The movement to renewable energy is the preferred strategy to clean energy future for our nation. Clean energy market is growing. More than $243 billion in new investments were made in clean energy in 2010. According to the U.S. Energy Information Agency ( EIA ), renewable generation made up 10.6 percent of total generation in 2009. The largest three contributors were hydro (6.9 percent), wind (1.9 percent), followed by wood and wood-derived fuels (0.9 percent). Discounting the hydro share, renewable generation made up 3.6 percent of total generation.
Coal is still king--accounting for half of U.S. electricity in 2009. The time has come to dethrone this dirty king and shift investments to clean renewable energy.Coal-fired power plants are not randomly distributed across the American landscape. The siting of power plants has significant environmental justice implications since all Americans do not have the same probability of having a dirty coal-fired power plant as a neighbor. For example, more than 68 percent of African Americans live within 30 miles of a coal-fired power plant, the distance within which the maximum effects of the smokestack plume are expected to occur. In comparison, 56 percent of whites and 39 percent of Latinos live in such proximity to a coal-fired power plant. Over 35 million American children live within 30 miles of a power plant, of which an estimated 2 million are asthmatic.
Coal is cheap. Coal is also dirty, polluting when it is mined, transported to power plants, stored, and burned. Coal causes smog, soot, acid rain, global warming, and toxic air emissions. So where is the clean part? The so-called "clean coal" is more myth and PR than reality. The clean coal myth should be buried after the Dec. 22, 2008 TVA coal plant spill sent 1.1 billion gallons of water mixed with toxic coal ash over several hundred acres of land, destroying nearby houses. The toxic coal ash was later shipped by railcar to Perry County, Alabama, a rural, poor and mostly African American county.
Coal ash endangers Americans' health and their environment. The 2004 Dirty Air, Dirty Power report revealed some shocking health impacts of air pollution from power plants: mortality (23.600), hospital admissions (21,850), emergency room visits for asthma (26,000) heart attacks (38,200), chronic bronchitis (16,200) asthma attacks (554,000), and lost work days (3,186,000).

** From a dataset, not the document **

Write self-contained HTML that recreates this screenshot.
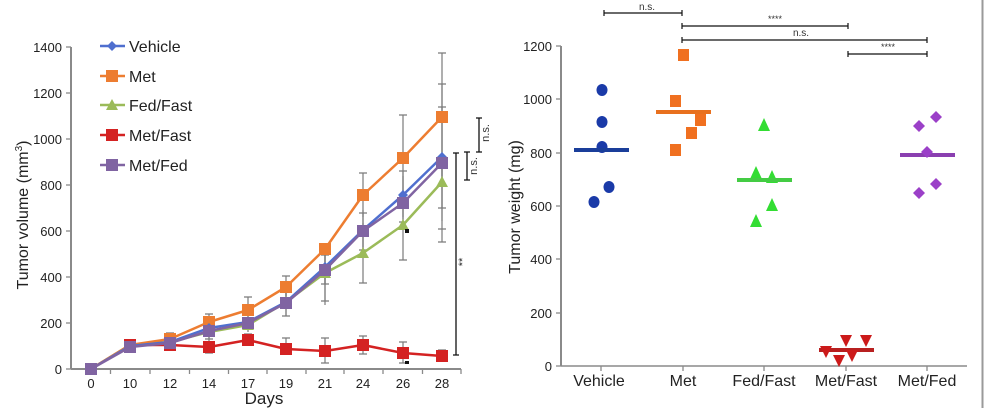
<!DOCTYPE html>
<html><head><meta charset="utf-8"><style>
html,body{margin:0;padding:0;background:#fff;}
svg{display:block;font-family:"Liberation Sans",Arial,sans-serif;}
</style></head><body>
<svg width="984" height="408" viewBox="0 0 984 408" xmlns="http://www.w3.org/2000/svg">
<rect width="984" height="408" fill="#fff"/>
<line x1="982.5" y1="0" x2="982.5" y2="408" stroke="#9a9a9a" stroke-width="2"/>

<!-- LEFT CHART axes -->
<g stroke="#8a8a8a" stroke-width="2" fill="none">
<line x1="71" y1="47" x2="71" y2="369"/>
<line x1="71" y1="369" x2="461" y2="369"/>
</g>
<g stroke="#8a8a8a" stroke-width="1.3">
<line x1="66" y1="47" x2="71" y2="47"/><line x1="66" y1="93" x2="71" y2="93"/><line x1="66" y1="139" x2="71" y2="139"/><line x1="66" y1="185" x2="71" y2="185"/><line x1="66" y1="231" x2="71" y2="231"/><line x1="66" y1="277" x2="71" y2="277"/><line x1="66" y1="323" x2="71" y2="323"/><line x1="66" y1="369" x2="71" y2="369"/>
<line x1="110.5" y1="369" x2="110.5" y2="374"/><line x1="150" y1="369" x2="150" y2="374"/><line x1="189.5" y1="369" x2="189.5" y2="374"/><line x1="228.5" y1="369" x2="228.5" y2="374"/><line x1="267" y1="369" x2="267" y2="374"/><line x1="306" y1="369" x2="306" y2="374"/><line x1="344" y1="369" x2="344" y2="374"/><line x1="383" y1="369" x2="383" y2="374"/><line x1="422.5" y1="369" x2="422.5" y2="374"/><line x1="461" y1="369" x2="461" y2="374"/>
</g>
<g font-size="13" fill="#222" text-anchor="end">
<text x="62" y="52">1400</text><text x="62" y="98">1200</text><text x="62" y="144">1000</text><text x="62" y="190">800</text><text x="62" y="236">600</text><text x="62" y="282">400</text><text x="62" y="328">200</text><text x="62" y="374">0</text>
</g>
<g font-size="13" fill="#222" text-anchor="middle">
<text x="91" y="388">0</text><text x="130" y="388">10</text><text x="170" y="388">12</text><text x="209" y="388">14</text><text x="248" y="388">17</text><text x="286" y="388">19</text><text x="325" y="388">21</text><text x="363" y="388">24</text><text x="403" y="388">26</text><text x="442" y="388">28</text>
</g>
<text x="264" y="404" font-size="17" fill="#222" text-anchor="middle">Days</text>
<text transform="translate(28,215) rotate(-90)" font-size="16" fill="#222" text-anchor="middle">Tumor volume (mm<tspan font-size="10" dy="-6">3</tspan><tspan dy="6">)</tspan></text>

<!-- error bars -->
<g stroke="#7a7a7a" stroke-width="1.2" fill="none">
<!-- Met -->
<path d="M130 342v7M126 342h8M170 333v12M166 333h8M209 314v16M205 314h8M248 297v25M244 297h8M286 276v23M282 276h8M325 255v50M321 255h8M363 173v44M359 173h8M403 115v78M399 115h8M442 53v126M438 53h8"/>
<!-- Vehicle -->
<path d="M170 336v7M209 324v14M205 324h8M248 313v16M244 313h8M286 288v28M282 288h8M325 247v37M321 247h8M363 213v36M359 213h8M403 171v46M399 171h8M442 107v101M438 107h8M438 208h8"/>
<!-- Fed/Fast -->
<path d="M209 325v14M248 318v14M286 290v18M282 308h8M325 246v55M321 301h8M363 223v60M359 283h8M403 190v70M399 260h8M442 165v77M438 242h8"/>
<!-- Met/Fed -->
<path d="M286 288v28M282 316h8M325 252v32M321 284h8M363 210v40M359 250h8M403 176v46M399 222h8M442 84v137M438 84h8M438 229h8"/>
<!-- Met/Fast -->
<path d="M130 339v7M170 341v8M166 341h8M209 339v14M205 339h8M205 353h8M248 334v12M244 334h8M286 338v16M282 338h8M282 354h8M325 338v25M321 338h8M321 363h8M363 336v18M359 336h8M359 354h8M403 342v21M399 342h8M399 363h8M442 350v12M438 350h8"/>
</g>

<!-- series lines -->
<g fill="none" stroke-width="2.5" stroke-linejoin="round">
<polyline stroke="#d42222" points="91,369 130,345 170,345 209,347 248,340 286,349 325,351 363,345 403,353 442,356"/>
<polyline stroke="#9bbb59" points="91,369 130,345 170,342 209,332 248,325 286,302 325,273 363,253 403,225 442,182"/>
<polyline stroke="#ed7d31" points="91,369 130,345 170,339 209,322 248,310 286,287 325,249 363,195 403,158 442,117"/>
<polyline stroke="#4f6fcf" points="91,369 130,346 170,342 209,328 248,322 286,302 325,267 363,230 403,195 442,157"/>
<polyline stroke="#8064a2" points="91,369 130,347 170,343 209,331 248,323 286,303 325,270 363,231 403,203 442,163"/>
</g>
<!-- markers -->
<g fill="#d42222">
<rect x="124" y="339" width="12" height="12"/><rect x="164" y="339" width="12" height="12"/><rect x="203" y="341" width="12" height="12"/><rect x="242" y="334" width="12" height="12"/><rect x="280" y="343" width="12" height="12"/><rect x="319" y="345" width="12" height="12"/><rect x="357" y="339" width="12" height="12"/><rect x="397" y="347" width="12" height="12"/><rect x="436" y="350" width="12" height="12"/>
</g>
<g fill="#9bbb59">
<polygon points="209,326 215,337 203,337"/><polygon points="248,319 254,330 242,330"/><polygon points="286,296 292,307 280,307"/><polygon points="325,267 331,278 319,278"/><polygon points="363,247 369,258 357,258"/><polygon points="403,219 409,230 397,230"/><polygon points="442,176 448,187 436,187"/>
</g>
<g fill="#ed7d31">
<rect x="164" y="333" width="12" height="12"/><rect x="203" y="316" width="12" height="12"/><rect x="242" y="304" width="12" height="12"/><rect x="280" y="281" width="12" height="12"/><rect x="319" y="243" width="12" height="12"/><rect x="357" y="189" width="12" height="12"/><rect x="397" y="152" width="12" height="12"/><rect x="436" y="111" width="12" height="12"/>
</g>
<g fill="#4f6fcf">
<polygon points="209,323 214,328 209,333 204,328"/><polygon points="248,317 253,322 248,327 243,322"/><polygon points="325,262 330,267 325,272 320,267"/><polygon points="403,190 408,195 403,200 398,195"/><polygon points="442,152 447,157 442,162 437,157"/>
</g>
<g fill="#8064a2">
<rect x="85" y="363" width="12" height="12"/><rect x="124" y="341" width="12" height="12"/><rect x="164" y="337" width="12" height="12"/><rect x="203" y="325" width="12" height="12"/><rect x="242" y="317" width="12" height="12"/><rect x="280" y="297" width="12" height="12"/><rect x="319" y="264" width="12" height="12"/><rect x="357" y="225" width="12" height="12"/><rect x="397" y="197" width="12" height="12"/><rect x="436" y="157" width="12" height="12"/>
</g>
<rect x="405" y="229" width="4" height="4" fill="#111"/>
<rect x="405" y="361" width="4" height="3" fill="#111"/>

<!-- left brackets -->
<g stroke="#111" stroke-width="1.3" fill="none">
<path d="M479 118v34M476 118h6M476 152h6"/>
<path d="M467 152v28M464 152h6M464 180h6"/>
<path d="M456 153v202M453 153h6M453 355h6"/>
</g>
<g font-size="11" fill="#333" text-anchor="middle">
<text transform="translate(489,133) rotate(-90)">n.s.</text>
<text transform="translate(477,166) rotate(-90)">n.s.</text>
<text transform="translate(466,262) rotate(-90)">**</text>
</g>

<!-- legend -->
<g stroke-width="2.5">
<line x1="100" y1="46" x2="125" y2="46" stroke="#4f6fcf"/>
<line x1="100" y1="76" x2="125" y2="76" stroke="#ed7d31"/>
<line x1="100" y1="105" x2="125" y2="105" stroke="#9bbb59"/>
<line x1="100" y1="135" x2="125" y2="135" stroke="#d42222"/>
<line x1="100" y1="165" x2="125" y2="165" stroke="#8064a2"/>
</g>
<polygon points="112,41 117,46 112,51 107,46" fill="#4f6fcf"/>
<rect x="106" y="70" width="12" height="12" fill="#ed7d31"/>
<polygon points="112,99 118,110 106,110" fill="#9bbb59"/>
<rect x="106" y="129" width="12" height="12" fill="#d42222"/>
<rect x="106" y="159" width="12" height="12" fill="#8064a2"/>
<g font-size="16" fill="#222">
<text x="129" y="52">Vehicle</text>
<text x="129" y="82">Met</text>
<text x="129" y="111">Fed/Fast</text>
<text x="129" y="141">Met/Fast</text>
<text x="129" y="171">Met/Fed</text>
</g>

<!-- RIGHT CHART -->
<g stroke="#8a8a8a" fill="none">
<line x1="561" y1="46" x2="561" y2="366" stroke-width="2"/>
<line x1="561" y1="366" x2="967" y2="366" stroke-width="1.5"/>
</g>
<g stroke="#8a8a8a" stroke-width="1.3">
<line x1="556" y1="46" x2="561" y2="46"/><line x1="556" y1="99" x2="561" y2="99"/><line x1="556" y1="153" x2="561" y2="153"/><line x1="556" y1="206" x2="561" y2="206"/><line x1="556" y1="259" x2="561" y2="259"/><line x1="556" y1="313" x2="561" y2="313"/><line x1="556" y1="366" x2="561" y2="366"/>
<line x1="601" y1="366" x2="601" y2="371"/><line x1="683" y1="366" x2="683" y2="371"/><line x1="764" y1="366" x2="764" y2="371"/><line x1="846" y1="366" x2="846" y2="371"/><line x1="927" y1="366" x2="927" y2="371"/>
</g>
<g font-size="13" fill="#222" text-anchor="end">
<text x="552" y="51">1200</text><text x="552" y="104">1000</text><text x="552" y="158">800</text><text x="552" y="211">600</text><text x="552" y="264">400</text><text x="552" y="318">200</text><text x="552" y="371">0</text>
</g>
<g font-size="16" fill="#222" text-anchor="middle">
<text x="599" y="386">Vehicle</text><text x="683" y="386">Met</text><text x="764" y="386">Fed/Fast</text><text x="846" y="386">Met/Fast</text><text x="927" y="386">Met/Fed</text>
</g>
<text transform="translate(520,207) rotate(-90)" font-size="16" fill="#222" text-anchor="middle">Tumor weight (mg)</text>

<!-- Vehicle dots -->
<g fill="#1a3aa8">
<ellipse cx="602" cy="90" rx="5.5" ry="6"/><ellipse cx="602" cy="122" rx="5.5" ry="6"/><ellipse cx="602" cy="147" rx="5.5" ry="6"/><ellipse cx="609" cy="187" rx="5.5" ry="6"/><ellipse cx="594" cy="202" rx="5.5" ry="6"/>
</g>
<line x1="574" y1="150" x2="629" y2="150" stroke="#1a3e9a" stroke-width="4"/>
<!-- Met squares -->
<g fill="#f07020">
<rect x="678" y="49" width="11" height="12"/><rect x="670" y="95" width="11" height="12"/><rect x="695" y="114" width="11" height="12"/><rect x="686" y="127" width="11" height="12"/><rect x="670" y="144" width="11" height="12"/>
</g>
<line x1="656" y1="112" x2="711" y2="112" stroke="#e8701e" stroke-width="4"/>
<!-- Fed/Fast triangles -->
<g fill="#33dd33">
<polygon points="764,118 770,131 758,131"/><polygon points="756,166 762,179 750,179"/><polygon points="772,170 778,183 766,183"/><polygon points="772,198 778,211 766,211"/><polygon points="756,214 762,227 750,227"/>
</g>
<line x1="737" y1="180" x2="792" y2="180" stroke="#44cc44" stroke-width="4"/>
<!-- Met/Fast inverted triangles -->
<line x1="819" y1="350" x2="874" y2="350" stroke="#b82020" stroke-width="4"/>
<g fill="#cc1a1a">
<polygon points="820,346 832,346 826,358"/><polygon points="840,335 852,335 846,347"/><polygon points="860,335 872,335 866,347"/><polygon points="833,355 845,355 839,367"/><polygon points="846,350 858,350 852,362"/>
</g>
<!-- Met/Fed diamonds -->
<line x1="900" y1="155" x2="955" y2="155" stroke="#8a3fb0" stroke-width="4"/>
<g fill="#9b40c8">
<polygon points="919,120 925,126 919,132 913,126"/><polygon points="936,111 942,117 936,123 930,117"/><polygon points="927,146 933,152 927,158 921,152"/><polygon points="919,187 925,193 919,199 913,193"/><polygon points="936,178 942,184 936,190 930,184"/>
</g>

<!-- right brackets -->
<g stroke="#111" stroke-width="1.2" fill="none">
<path d="M604 13h78M604 10v6M682 10v6"/>
<path d="M682 26h166M682 23v6M848 23v6"/>
<path d="M682 40h245M682 37v6M927 37v6"/>
<path d="M848 54h79M848 51v6M927 51v6"/>
</g>
<g fill="#333" text-anchor="middle">
<text x="647" y="10" font-size="10">n.s.</text>
<text x="775" y="22" font-size="9">****</text>
<text x="801" y="36" font-size="10">n.s.</text>
<text x="888" y="50" font-size="9">****</text>
</g>
</svg>
</body></html>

Coal-burning power plants are the major source of pollution, a neurotoxin especially harmful to children and developing fetuses. A typical coal plant generates 170 pounds of mercury in a year, where just 1/70th of a teaspoon deposited on a 25-acre lake can make the fish unsafe to eat. According to the Union of Concerned Scientists , a typical 500-megawatt coal plant includes more than 125,000 tons of ash and 193,000 tons of sludge from the smokestack scrubber each year. Nationally, more than 75 percent of this waste is disposed of in unlined, unmonitored onsite landfills and surface impoundments.
Mercury from coal-fired power plants have been shown to cause neurological damage, including lower IQ, in children exposed in the womb and during early development. About 8 percent of U.S. women of childbearing age are at risk from mercury pollution. In addition to mercury, coal plants produce toxic wastes, including arsenic, chromium, and cadmium that can contaminate drinking water supplies and damage vital human organs and the nervous system.
The Sierra Club released a comprehensive interactive map of the approximately 500 existing U.S. coal-fired power plants. The report outlines a roadmap for moving the country beyond coal. Coal -burning power plants are the major source of mercury pollution, a neurotoxin especially harmful to children and developing fetuses. Coal-fired power plants are the single largest source of mercury air pollution, accounting for roughly 40 percent of all mercury emissions nationwide . Much of the mercury stays airborne for two years and spreads around the globe.
This past March, the EPA proposed first-ever national standards for mercury, arsenic and other toxic air pollution from power plants. The new standards could prevent as many as 17,000 premature deaths and 11,000 heart attacks, 120,000 cases of childhood asthma symptoms, and 11,000 cases of acute bronchitis among children each year; avert more than 12,000 emergency room visits and hospital admissions annually; and lead to 850,000 fewer days of work missed due to health problems. EPA estimates that for every dollar spent to reduce power plant pollution, the American public and American businesses will see up to $13 in health and economic benefits. The annual health and economic benefits of this new standard are estimated to be in the range of $59 to $140 billion in 2016. A recent report from a team of Harvard Medical School researchers calculated the " hidden cost of coal " in the range of $175 billion to $523 billion per year.
The EPA will be holding three public hearings on the proposed new standards on May 24 (Chicago and Philadelphia) and May 26 (Atlanta). EPA also will accept written comments on the proposed standards until July 5, 2011. EPA will finalize the rule by November 2011.